It’s seldom spoken aloud, but every HR professional and business leader understands it: once an employee hits two years of service, they become a greater statutory commitment. Not because the employee has changed but because their legal status has.

It's an uncomfortable truth in HR circles: when an employee reaches two years of service, the risk profile changes significantly. Not because the employee has changed — but because their legal protections have expanded considerably.

The stakes change quickly.

A low-performing employee can no longer be dismissed quietly. What begins as a minor disagreement can escalate into a formal grievance and then a legal dispute. One careless email, a missed procedural step, or a manager with poor documentation can lead to a five-figure payout and a public airing of your internal processes.

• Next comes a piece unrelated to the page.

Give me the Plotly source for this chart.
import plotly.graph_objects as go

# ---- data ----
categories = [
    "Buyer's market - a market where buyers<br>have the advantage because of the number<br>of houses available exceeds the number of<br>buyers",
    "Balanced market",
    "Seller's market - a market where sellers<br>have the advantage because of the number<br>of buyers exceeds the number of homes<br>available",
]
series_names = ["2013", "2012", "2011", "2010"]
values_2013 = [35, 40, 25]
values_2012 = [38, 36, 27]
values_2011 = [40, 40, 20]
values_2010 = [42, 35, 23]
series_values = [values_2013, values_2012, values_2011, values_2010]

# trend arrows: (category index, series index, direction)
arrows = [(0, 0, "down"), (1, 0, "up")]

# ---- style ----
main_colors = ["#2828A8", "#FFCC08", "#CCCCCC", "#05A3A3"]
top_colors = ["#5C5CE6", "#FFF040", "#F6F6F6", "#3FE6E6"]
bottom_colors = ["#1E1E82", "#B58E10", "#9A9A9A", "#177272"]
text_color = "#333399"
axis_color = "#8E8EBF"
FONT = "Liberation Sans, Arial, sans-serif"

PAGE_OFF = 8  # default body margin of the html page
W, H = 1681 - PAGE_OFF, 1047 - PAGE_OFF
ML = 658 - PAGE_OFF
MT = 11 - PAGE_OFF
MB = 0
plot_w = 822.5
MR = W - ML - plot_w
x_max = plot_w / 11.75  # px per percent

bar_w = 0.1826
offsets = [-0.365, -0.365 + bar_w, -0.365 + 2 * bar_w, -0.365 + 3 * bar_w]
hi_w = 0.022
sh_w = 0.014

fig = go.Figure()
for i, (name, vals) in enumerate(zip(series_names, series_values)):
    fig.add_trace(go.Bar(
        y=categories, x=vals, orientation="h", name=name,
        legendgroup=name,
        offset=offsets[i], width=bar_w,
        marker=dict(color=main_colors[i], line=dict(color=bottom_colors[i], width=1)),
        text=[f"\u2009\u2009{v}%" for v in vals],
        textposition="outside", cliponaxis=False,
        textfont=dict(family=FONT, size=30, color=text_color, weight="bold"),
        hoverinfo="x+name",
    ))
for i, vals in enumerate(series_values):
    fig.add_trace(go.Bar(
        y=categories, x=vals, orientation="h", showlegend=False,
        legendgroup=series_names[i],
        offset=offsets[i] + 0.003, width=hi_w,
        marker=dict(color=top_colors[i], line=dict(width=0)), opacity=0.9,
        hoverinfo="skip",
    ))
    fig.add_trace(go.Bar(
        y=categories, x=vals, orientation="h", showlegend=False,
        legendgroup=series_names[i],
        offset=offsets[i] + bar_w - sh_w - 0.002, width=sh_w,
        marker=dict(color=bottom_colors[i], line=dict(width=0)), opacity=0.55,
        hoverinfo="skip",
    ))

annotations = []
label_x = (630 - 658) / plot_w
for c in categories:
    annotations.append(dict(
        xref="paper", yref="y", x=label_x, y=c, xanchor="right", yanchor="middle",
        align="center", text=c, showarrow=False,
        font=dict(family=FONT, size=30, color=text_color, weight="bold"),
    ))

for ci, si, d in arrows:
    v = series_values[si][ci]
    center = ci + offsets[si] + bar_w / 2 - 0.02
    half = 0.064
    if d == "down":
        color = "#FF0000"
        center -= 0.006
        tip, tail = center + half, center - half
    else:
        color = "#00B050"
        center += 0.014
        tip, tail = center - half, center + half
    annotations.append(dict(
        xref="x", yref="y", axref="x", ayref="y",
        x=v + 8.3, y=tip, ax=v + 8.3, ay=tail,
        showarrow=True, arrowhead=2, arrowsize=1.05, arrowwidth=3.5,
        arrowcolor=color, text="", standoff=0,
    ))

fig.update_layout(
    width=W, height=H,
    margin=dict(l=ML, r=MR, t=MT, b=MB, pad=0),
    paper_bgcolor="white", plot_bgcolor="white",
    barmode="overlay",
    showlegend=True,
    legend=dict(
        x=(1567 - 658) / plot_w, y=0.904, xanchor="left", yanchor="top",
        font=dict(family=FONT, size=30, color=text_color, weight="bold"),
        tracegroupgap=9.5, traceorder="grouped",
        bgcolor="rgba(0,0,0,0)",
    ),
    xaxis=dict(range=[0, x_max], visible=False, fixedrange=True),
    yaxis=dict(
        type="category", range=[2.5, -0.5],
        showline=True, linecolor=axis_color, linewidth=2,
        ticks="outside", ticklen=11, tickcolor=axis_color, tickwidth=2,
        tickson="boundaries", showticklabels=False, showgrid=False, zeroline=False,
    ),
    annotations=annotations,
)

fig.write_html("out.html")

When that moment arrives — as it increasingly does — employers are confronted with a critical question:

“Do we fight, or do we settle the claim?”

Should You Fight OR Settle Employment Tribunal Claims?

On the surface, it looks like a legal decision. In practice, it’s almost always a commercial one. Even the most vigorous defence is meaningless if it costs £30,000 in irrecoverable legal fees, drags leadership into weeks of preparation, and leaves the wider team demoralised.

Conversely, a quick and pragmatic settlement can leave a bitter taste — particularly if the claim is weak and opportunistic. Worse still, paying to resolve the issue may set a dangerous precedent.

Why?

Because people talk.

Despite robustly drafted confidentiality clauses, word can still get around. And before long, your business risks gaining a reputation as one that pays to avoid conflict. It’s a perception that undermines authority and chips away at leadership credibility. That’s the hidden cost of settling purely for convenience: it might make commercial sense today, but it can destabilise your position tomorrow.

Why Settle Instead of Fighting an Employment Claim?

Because a discreet settlement is an investment in legal protection. You have control over both cost and narrative. You set the terms, cap your exposure, and avoid the spiralling fees that often accompany drawn-out disputes.

It also shields your leadership team from the grind of evidence collection, witness statements, and tribunal preparation, allowing them to stay focused on the business. Most importantly, it keeps your name out of public tribunal records and the press, where reputational damage can far outlast the dispute itself.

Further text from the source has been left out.